Retype, please, the listing from its opening line through the line that contains "from bokeh.resources import INLINE", both included, without the pictures.

# [Dataset extract]
^^^^^^^^^^^^^^^^

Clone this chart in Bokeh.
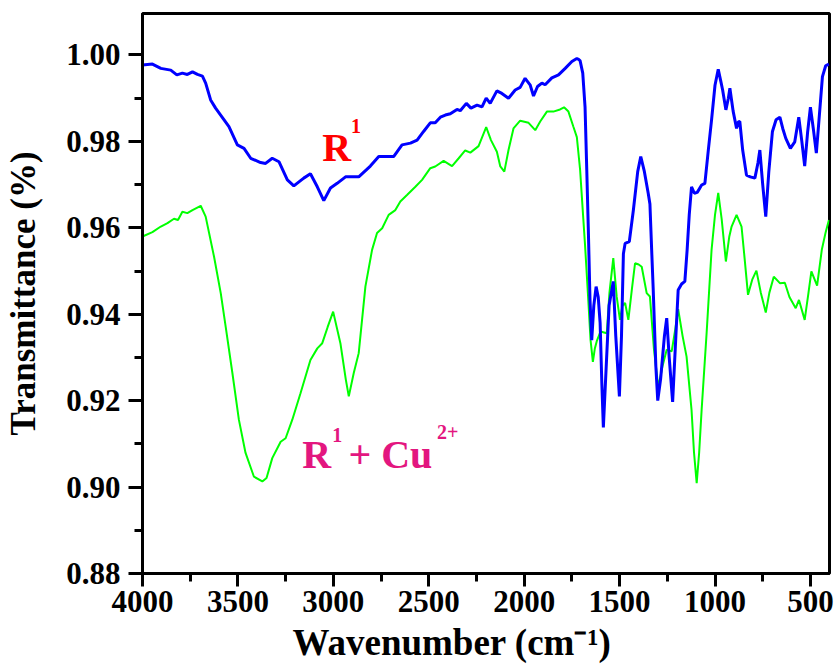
from bokeh.plotting import figure
from bokeh.models import Range1d, FixedTicker, Title, Label, NumeralTickFormatter
from bokeh.embed import file_html
from bokeh.resources import INLINE

# ---------------- data ----------------
wn_r1 = [4000, 3948, 3904, 3852, 3820, 3791, 3765, 3738, 3712, 3686, 3669, 3643, 3617,
         3547, 3503, 3468, 3433, 3381, 3355, 3320, 3285, 3241, 3207, 3155, 3120, 3084,
         3050, 3015, 2980, 2936, 2867, 2806, 2762, 2684, 2640, 2596, 2561, 2527, 2492,
         2466, 2439, 2413, 2387, 2352, 2335, 2303, 2279, 2247, 2221, 2199, 2178, 2143,
         2117, 2082, 2047, 2021, 1995, 1969, 1951, 1930, 1907, 1890, 1855, 1820, 1785,
         1750, 1724, 1716, 1707, 1693, 1681, 1672, 1664, 1655, 1646, 1635, 1623, 1612,
         1602, 1593, 1585, 1570, 1555, 1533, 1520, 1501, 1490, 1480, 1471, 1449, 1428,
         1405, 1389, 1370, 1350, 1341, 1332, 1324, 1310, 1300, 1285, 1265, 1253, 1240,
         1222, 1205, 1193, 1175, 1158, 1146, 1135, 1123, 1108, 1093, 1070, 1053, 1035,
         1018, 1000, 983, 970, 960, 943, 930, 922, 905, 887, 878, 870, 855, 835, 815,
         791, 775, 765, 750, 734, 718, 699, 680, 660, 645, 629, 605, 582, 561, 545, 530,
         515, 500, 485, 469, 455, 437, 420, 403]
t_r1 = [0.9977, 0.9979, 0.9969, 0.9965, 0.9954, 0.9958, 0.9955, 0.9961, 0.9955, 0.9951,
        0.9935, 0.9896, 0.9877, 0.9834, 0.9792, 0.9784, 0.9761, 0.9751, 0.9749, 0.9761,
        0.9753, 0.9711, 0.9697, 0.9715, 0.9725, 0.9695, 0.9663, 0.9692, 0.9703, 0.9718,
        0.9718, 0.9743, 0.9765, 0.9765, 0.9792, 0.9796, 0.9803, 0.9823, 0.9843, 0.9843,
        0.9856, 0.9861, 0.9864, 0.9874, 0.9871, 0.9888, 0.9877, 0.9884, 0.9880, 0.9900,
        0.9888, 0.9917, 0.9911, 0.9900, 0.9919, 0.9925, 0.9946, 0.9931, 0.9905, 0.9927,
        0.9935, 0.9931, 0.9947, 0.9954, 0.9969, 0.9985, 0.9992, 0.9990, 0.9987, 0.9958,
        0.9880, 0.9735, 0.9600, 0.9433, 0.9340, 0.9420, 0.9464, 0.9440, 0.9380, 0.9240,
        0.9138, 0.9280, 0.9420, 0.9476, 0.9350, 0.9210, 0.9350, 0.9540, 0.9564, 0.9568,
        0.9640, 0.9730, 0.9765, 0.9730, 0.9680, 0.9655, 0.9550, 0.9460, 0.9280, 0.9200,
        0.9250, 0.9350, 0.9391, 0.9300, 0.9197, 0.9350, 0.9456, 0.9470, 0.9476, 0.9549,
        0.9630, 0.9695, 0.9680, 0.9682, 0.9699, 0.9703, 0.9780, 0.9850, 0.9930, 0.9967,
        0.9940, 0.9919, 0.9873, 0.9900, 0.9923, 0.9870, 0.9830, 0.9845, 0.9846, 0.9780,
        0.9722, 0.9718, 0.9715, 0.9750, 0.9780, 0.9700, 0.9626, 0.9730, 0.9823, 0.9850,
        0.9856, 0.9830, 0.9807, 0.9784, 0.9799, 0.9856, 0.9800, 0.9743, 0.9820, 0.9879,
        0.9830, 0.9773, 0.9850, 0.9950, 0.9975, 0.9979]

wn_cu = [4000, 3948, 3904, 3869, 3835, 3814, 3791, 3765, 3738, 3695, 3669, 3625, 3590,
         3564, 3529, 3495, 3460, 3416, 3372, 3350, 3320, 3276, 3250, 3215, 3172, 3120,
         3084, 3058, 3030, 3001, 2963, 2935, 2919, 2893, 2867, 2832, 2797, 2771, 2744,
         2710, 2675, 2649, 2614, 2570, 2535, 2492, 2466, 2422, 2378, 2343, 2309, 2282,
         2239, 2199, 2174, 2143, 2125, 2104, 2082, 2056, 2021, 1977, 1942, 1916, 1881,
         1847, 1812, 1791, 1768, 1742, 1724, 1707, 1690, 1681, 1664, 1652, 1640, 1630,
         1620, 1600, 1567, 1553, 1533, 1515, 1498, 1485, 1471, 1454, 1435, 1419, 1400,
         1384, 1358, 1341, 1320, 1297, 1275, 1253, 1227, 1210, 1193, 1170, 1149, 1123,
         1110, 1096, 1083, 1070, 1044, 1018, 1000, 983, 965, 943, 925, 913, 887, 861,
         845, 827, 805, 783, 760, 734, 715, 692, 660, 634, 610, 577, 560, 530, 510, 495,
         465, 440, 420, 403]
t_cu = [0.9580, 0.9590, 0.9603, 0.9611, 0.9621, 0.9618, 0.9637, 0.9634, 0.9641, 0.9651,
        0.9626, 0.9533, 0.9449, 0.9371, 0.9264, 0.9156, 0.9079, 0.9024, 0.9013, 0.9021,
        0.9067, 0.9105, 0.9113, 0.9156, 0.9217, 0.9294, 0.9321, 0.9333, 0.9370, 0.9406,
        0.9333, 0.9250, 0.9210, 0.9264, 0.9310, 0.9464, 0.9549, 0.9588, 0.9599, 0.9630,
        0.9641, 0.9661, 0.9676, 0.9695, 0.9711, 0.9738, 0.9742, 0.9755, 0.9743, 0.9761,
        0.9779, 0.9774, 0.9789, 0.9833, 0.9803, 0.9776, 0.9742, 0.9730, 0.9780, 0.9830,
        0.9848, 0.9843, 0.9826, 0.9846, 0.9869, 0.9869, 0.9874, 0.9879, 0.9869, 0.9834,
        0.9810, 0.9735, 0.9620, 0.9560, 0.9433, 0.9340, 0.9290, 0.9320, 0.9337, 0.9360,
        0.9356, 0.9450, 0.9530, 0.9440, 0.9387, 0.9420, 0.9426, 0.9387, 0.9460, 0.9518,
        0.9515, 0.9510, 0.9449, 0.9441, 0.9320, 0.9231, 0.9280, 0.9318, 0.9314, 0.9360,
        0.9412, 0.9350, 0.9302, 0.9179, 0.9080, 0.9009, 0.9080, 0.9179, 0.9356, 0.9549,
        0.9630, 0.9681, 0.9620, 0.9522, 0.9580, 0.9603, 0.9630, 0.9603, 0.9530, 0.9445,
        0.9480, 0.9501, 0.9450, 0.9404, 0.9450, 0.9487, 0.9472, 0.9473, 0.9440, 0.9414,
        0.9433, 0.9387, 0.9450, 0.9499, 0.9466, 0.9550, 0.9590, 0.9618]

x_major = [4000, 3500, 3000, 2500, 2000, 1500, 1000, 500]
x_minor = [3750, 3250, 2750, 2250, 1750, 1250, 750]
y_major = [0.88, 0.90, 0.92, 0.94, 0.96, 0.98, 1.00]
y_minor = [0.89, 0.91, 0.93, 0.95, 0.97, 0.99]

x_title = "Wavenumber (cm\u207b\u00b9)"
y_title = "Transmittance (%)"

FONT = "Liberation Serif"

p = figure(width=838, height=669, output_backend="svg", toolbar_location=None,
           x_range=Range1d(4000, 400), y_range=Range1d(0.88, 1.0096),
           min_border_left=142, min_border_right=9, min_border_top=13,
           min_border_bottom=96)
p.xgrid.visible = False
p.ygrid.visible = False
p.background_fill_color = "white"
p.border_fill_color = "white"
p.outline_line_color = "black"
p.outline_line_width = 3

p.line(wn_cu, t_cu, line_color="#00ff00", line_width=2)
p.line(wn_r1, t_r1, line_color="#0000ff", line_width=3)

p.xaxis.ticker = FixedTicker(ticks=x_major, minor_ticks=x_minor)
p.yaxis.ticker = FixedTicker(ticks=y_major, minor_ticks=y_minor)
p.yaxis.formatter = NumeralTickFormatter(format="0.00")

for ax in (p.xaxis, p.yaxis):
    ax.axis_line_width = 3
    ax.axis_line_color = "black"
    ax.major_tick_line_width = 3
    ax.minor_tick_line_width = 3
    ax.major_tick_in = 0
    ax.major_tick_out = 14
    ax.minor_tick_in = 0
    ax.minor_tick_out = 8
    ax.major_label_text_font = FONT
    ax.major_label_text_font_style = "bold"
    ax.major_label_text_font_size = "31px"
    ax.major_label_text_color = "black"
p.xaxis.major_tick_out = 13
p.yaxis.major_label_standoff = 8
p.xaxis.major_label_standoff = 4

p.yaxis.axis_label = y_title
p.yaxis.axis_label_text_font = FONT
p.yaxis.axis_label_text_font_style = "bold"
p.yaxis.axis_label_text_font_size = "35px"
p.yaxis.axis_label_text_color = "black"
p.yaxis.axis_label_standoff = 20

p.add_layout(Title(text=x_title, align="left", offset=150, text_font=FONT,
                   text_font_style="bold", text_font_size="37px",
                   text_color="black", standoff=11), "below")

red = "#ff0000"
pink = "#e3167f"
p.add_layout(Label(x=3058, y=0.97865, text="R", text_font=FONT, text_font_style="bold",
                   text_font_size="40px", text_color=red, text_baseline="alphabetic"))
p.add_layout(Label(x=2907, y=0.98357, text="1", text_font=FONT, text_font_style="bold",
                   text_font_size="20px", text_color=red, text_baseline="alphabetic"))
p.add_layout(Label(x=3163, y=0.90746, text="R", text_font=FONT, text_font_style="bold",
                   text_font_size="40px", text_color=pink, text_baseline="alphabetic"))
p.add_layout(Label(x=3006, y=0.91209, text="1", text_font=FONT, text_font_style="bold",
                   text_font_size="20px", text_color=pink, text_baseline="alphabetic"))
p.add_layout(Label(x=2921, y=0.90746, text="+ Cu", text_font=FONT, text_font_style="bold",
                   text_font_size="40px", text_color=pink, text_baseline="alphabetic"))
p.add_layout(Label(x=2457, y=0.91285, text="2+", text_font=FONT, text_font_style="bold",
                   text_font_size="20px", text_color=pink, text_baseline="alphabetic"))

open("out.html", "w").write(file_html(p, INLINE))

^^^^^^^^^^^^^^^^

# [Solved exercise]
Clone this chart in Bokeh.
from bokeh.plotting import figure
from bokeh.models import Range1d, FixedTicker, Title, Label, NumeralTickFormatter
from bokeh.embed import file_html
from bokeh.resources import INLINE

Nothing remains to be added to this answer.